Some code to expand on my comment. R is a functional language so operations on a vector (and lists are actually vectors) will not change the vector, but will return a processed result and in the case of datatime objects that us usually a character vector. Here's a few views of a POSIXlt object:
x <- as.POSIXlt("2000-01-01")
x
#[1] "2000-01-01 PST"
x <- as.POSIXlt("2000-01-01 12:00:00")
x
#[1] "2000-01-01 12:00:00 PST"
str(x)
# POSIXlt[1:1], format: "2000-01-01 12:00:00"
mode(x)
#[1] "list"
x[[1]]
#[1] 0
x[[2]]
#[1] 0
x[[3]]
#[1] 12
x[[4]]
#[1] 1
unlist(x)
# sec min hour mday mon year wday yday isdst zone gmtoff
# "0" "0" "12" "1" "0" "100" "6" "0" "0" "PST" NA
mode(x[[3]])
#[1] "numeric"
# x[[10]]; mode(x[[10]])
#[1] "PST"
#[1] "character"
Notice that the unlist() process converted the list to a character vector.
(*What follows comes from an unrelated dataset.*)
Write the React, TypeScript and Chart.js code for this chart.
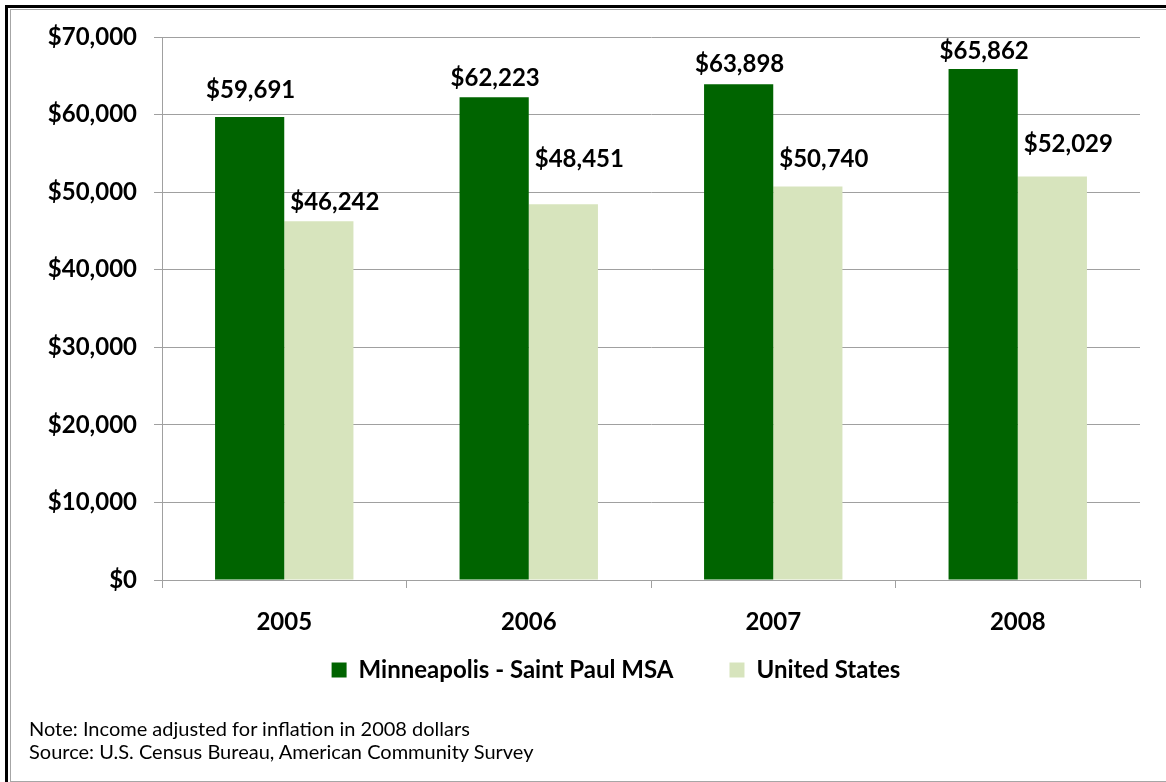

In R only lists can have mixed modes so the single character element in a POSIXlt object will end up coercing all of the elements that were stored as numeric values to character elements. As noted above POSIXlt object are tricky to use and the dataframe functions generally do not behave well with them because most (well-behaved) dataframe columns are atomic vectors rather than lists.